** START **

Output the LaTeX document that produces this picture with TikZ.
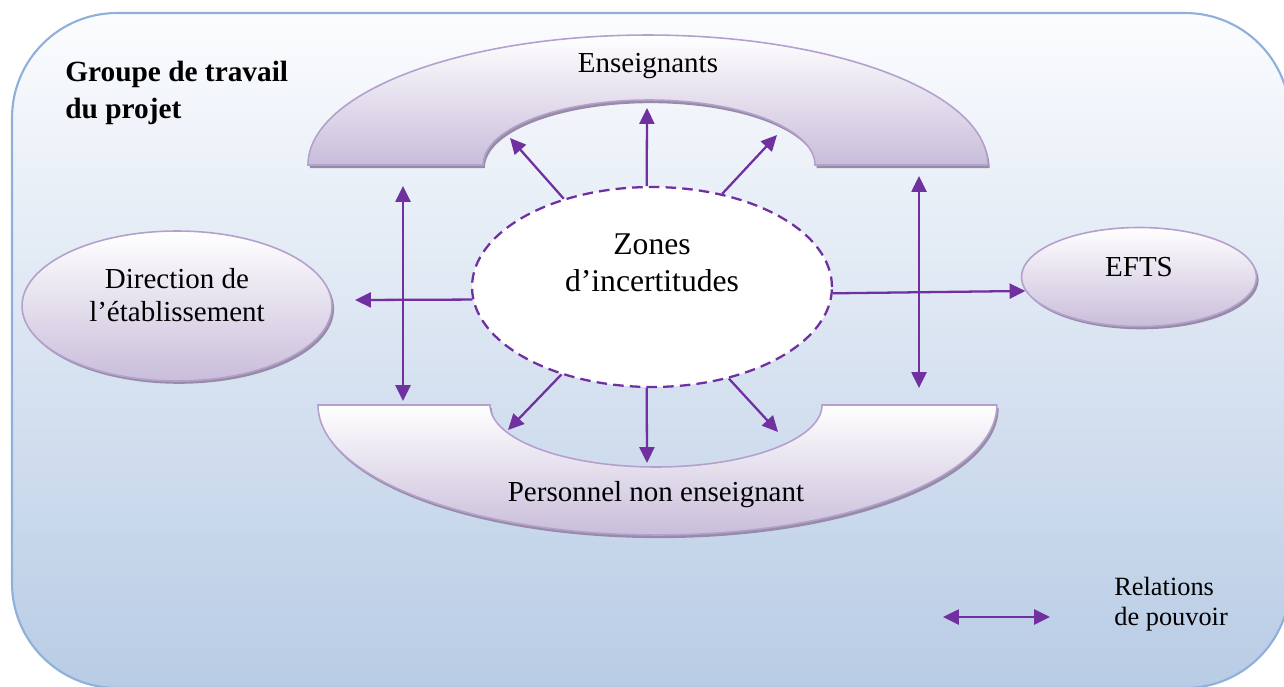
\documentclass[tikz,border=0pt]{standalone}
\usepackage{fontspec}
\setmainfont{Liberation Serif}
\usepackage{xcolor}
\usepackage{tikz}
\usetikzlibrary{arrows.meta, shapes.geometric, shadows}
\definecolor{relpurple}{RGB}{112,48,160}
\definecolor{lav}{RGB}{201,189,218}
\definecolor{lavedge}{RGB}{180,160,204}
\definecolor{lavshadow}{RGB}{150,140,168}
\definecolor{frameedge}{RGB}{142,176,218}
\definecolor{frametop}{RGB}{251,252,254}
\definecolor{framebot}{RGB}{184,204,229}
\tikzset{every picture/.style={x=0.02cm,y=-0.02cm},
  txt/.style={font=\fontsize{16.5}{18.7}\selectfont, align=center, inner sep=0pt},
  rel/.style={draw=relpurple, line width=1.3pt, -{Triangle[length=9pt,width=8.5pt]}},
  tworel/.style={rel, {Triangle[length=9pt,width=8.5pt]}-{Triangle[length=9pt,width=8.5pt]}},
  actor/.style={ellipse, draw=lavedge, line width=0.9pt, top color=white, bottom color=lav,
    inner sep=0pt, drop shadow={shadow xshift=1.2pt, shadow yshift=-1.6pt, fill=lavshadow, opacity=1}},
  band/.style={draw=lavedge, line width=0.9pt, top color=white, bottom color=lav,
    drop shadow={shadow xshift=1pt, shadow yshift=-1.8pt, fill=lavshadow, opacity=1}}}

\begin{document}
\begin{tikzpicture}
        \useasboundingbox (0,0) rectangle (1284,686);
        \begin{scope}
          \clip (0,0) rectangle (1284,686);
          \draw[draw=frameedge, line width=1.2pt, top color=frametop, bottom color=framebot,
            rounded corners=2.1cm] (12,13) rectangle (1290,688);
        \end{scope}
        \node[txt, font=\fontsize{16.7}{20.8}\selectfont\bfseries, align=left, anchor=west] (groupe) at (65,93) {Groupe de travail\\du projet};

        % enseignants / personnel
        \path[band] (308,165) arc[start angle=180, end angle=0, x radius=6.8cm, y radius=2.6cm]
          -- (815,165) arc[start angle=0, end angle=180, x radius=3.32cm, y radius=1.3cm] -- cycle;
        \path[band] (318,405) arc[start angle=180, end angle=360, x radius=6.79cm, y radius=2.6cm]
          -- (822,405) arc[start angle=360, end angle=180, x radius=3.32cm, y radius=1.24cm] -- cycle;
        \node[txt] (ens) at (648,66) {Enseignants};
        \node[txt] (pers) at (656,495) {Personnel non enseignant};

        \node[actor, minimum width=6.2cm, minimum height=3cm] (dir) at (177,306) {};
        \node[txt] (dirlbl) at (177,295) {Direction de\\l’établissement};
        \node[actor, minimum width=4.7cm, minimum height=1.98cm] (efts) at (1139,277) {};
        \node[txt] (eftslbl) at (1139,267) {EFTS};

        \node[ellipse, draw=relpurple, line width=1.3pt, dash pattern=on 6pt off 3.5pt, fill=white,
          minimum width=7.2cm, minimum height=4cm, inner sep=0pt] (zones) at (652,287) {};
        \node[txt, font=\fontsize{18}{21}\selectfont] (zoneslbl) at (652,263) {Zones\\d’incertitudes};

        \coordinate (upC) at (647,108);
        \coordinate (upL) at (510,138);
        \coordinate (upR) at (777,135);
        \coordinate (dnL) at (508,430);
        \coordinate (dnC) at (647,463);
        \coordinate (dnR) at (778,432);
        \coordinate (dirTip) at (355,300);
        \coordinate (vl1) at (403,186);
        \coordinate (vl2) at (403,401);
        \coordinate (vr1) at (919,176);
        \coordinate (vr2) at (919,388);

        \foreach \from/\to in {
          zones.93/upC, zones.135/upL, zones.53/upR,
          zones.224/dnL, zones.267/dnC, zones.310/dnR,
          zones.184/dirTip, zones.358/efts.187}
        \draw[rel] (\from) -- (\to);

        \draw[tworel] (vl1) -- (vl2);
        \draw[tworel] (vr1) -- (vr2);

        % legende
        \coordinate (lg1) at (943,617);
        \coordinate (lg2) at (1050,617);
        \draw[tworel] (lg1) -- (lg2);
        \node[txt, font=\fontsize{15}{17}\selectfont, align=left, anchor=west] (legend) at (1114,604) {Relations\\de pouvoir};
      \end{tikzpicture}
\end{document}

** END **

**What you are asked to do**
Transcribe the full listing character for character. Pictures are excluded.

**Exercise output**
Output the LaTeX document that produces this picture with TikZ.
\documentclass[tikz,border=0pt]{standalone}
\usepackage{fontspec}
\setmainfont{Liberation Serif}
\usepackage{xcolor}
\usepackage{tikz}
\usetikzlibrary{arrows.meta, shapes.geometric, shadows}
\definecolor{relpurple}{RGB}{112,48,160}
\definecolor{lav}{RGB}{201,189,218}
\definecolor{lavedge}{RGB}{180,160,204}
\definecolor{lavshadow}{RGB}{150,140,168}
\definecolor{frameedge}{RGB}{142,176,218}
\definecolor{frametop}{RGB}{251,252,254}
\definecolor{framebot}{RGB}{184,204,229}
\tikzset{every picture/.style={x=0.02cm,y=-0.02cm},
  txt/.style={font=\fontsize{16.5}{18.7}\selectfont, align=center, inner sep=0pt},
  rel/.style={draw=relpurple, line width=1.3pt, -{Triangle[length=9pt,width=8.5pt]}},
  tworel/.style={rel, {Triangle[length=9pt,width=8.5pt]}-{Triangle[length=9pt,width=8.5pt]}},
  actor/.style={ellipse, draw=lavedge, line width=0.9pt, top color=white, bottom color=lav,
    inner sep=0pt, drop shadow={shadow xshift=1.2pt, shadow yshift=-1.6pt, fill=lavshadow, opacity=1}},
  band/.style={draw=lavedge, line width=0.9pt, top color=white, bottom color=lav,
    drop shadow={shadow xshift=1pt, shadow yshift=-1.8pt, fill=lavshadow, opacity=1}}}

\begin{document}
\begin{tikzpicture}
        \useasboundingbox (0,0) rectangle (1284,686);
        \begin{scope}
          \clip (0,0) rectangle (1284,686);
          \draw[draw=frameedge, line width=1.2pt, top color=frametop, bottom color=framebot,
            rounded corners=2.1cm] (12,13) rectangle (1290,688);
        \end{scope}
        \node[txt, font=\fontsize{16.7}{20.8}\selectfont\bfseries, align=left, anchor=west] (groupe) at (65,93) {Groupe de travail\\du projet};

        % enseignants / personnel
        \path[band] (308,165) arc[start angle=180, end angle=0, x radius=6.8cm, y radius=2.6cm]
          -- (815,165) arc[start angle=0, end angle=180, x radius=3.32cm, y radius=1.3cm] -- cycle;
        \path[band] (318,405) arc[start angle=180, end angle=360, x radius=6.79cm, y radius=2.6cm]
          -- (822,405) arc[start angle=360, end angle=180, x radius=3.32cm, y radius=1.24cm] -- cycle;
        \node[txt] (ens) at (648,66) {Enseignants};
        \node[txt] (pers) at (656,495) {Personnel non enseignant};

        \node[actor, minimum width=6.2cm, minimum height=3cm] (dir) at (177,306) {};
        \node[txt] (dirlbl) at (177,295) {Direction de\\l’établissement};
        \node[actor, minimum width=4.7cm, minimum height=1.98cm] (efts) at (1139,277) {};
        \node[txt] (eftslbl) at (1139,267) {EFTS};

        \node[ellipse, draw=relpurple, line width=1.3pt, dash pattern=on 6pt off 3.5pt, fill=white,
          minimum width=7.2cm, minimum height=4cm, inner sep=0pt] (zones) at (652,287) {};
        \node[txt, font=\fontsize{18}{21}\selectfont] (zoneslbl) at (652,263) {Zones\\d’incertitudes};

        \coordinate (upC) at (647,108);
        \coordinate (upL) at (510,138);
        \coordinate (upR) at (777,135);
        \coordinate (dnL) at (508,430);
        \coordinate (dnC) at (647,463);
        \coordinate (dnR) at (778,432);
        \coordinate (dirTip) at (355,300);
        \coordinate (vl1) at (403,186);
        \coordinate (vl2) at (403,401);
        \coordinate (vr1) at (919,176);
        \coordinate (vr2) at (919,388);

        \foreach \from/\to in {
          zones.93/upC, zones.135/upL, zones.53/upR,
          zones.224/dnL, zones.267/dnC, zones.310/dnR,
          zones.184/dirTip, zones.358/efts.187}
        \draw[rel] (\from) -- (\to);

        \draw[tworel] (vl1) -- (vl2);
        \draw[tworel] (vr1) -- (vr2);

        % legende
        \coordinate (lg1) at (943,617);
        \coordinate (lg2) at (1050,617);
        \draw[tworel] (lg1) -- (lg2);
        \node[txt, font=\fontsize{15}{17}\selectfont, align=left, anchor=west] (legend) at (1114,604) {Relations\\de pouvoir};
      \end{tikzpicture}
\end{document}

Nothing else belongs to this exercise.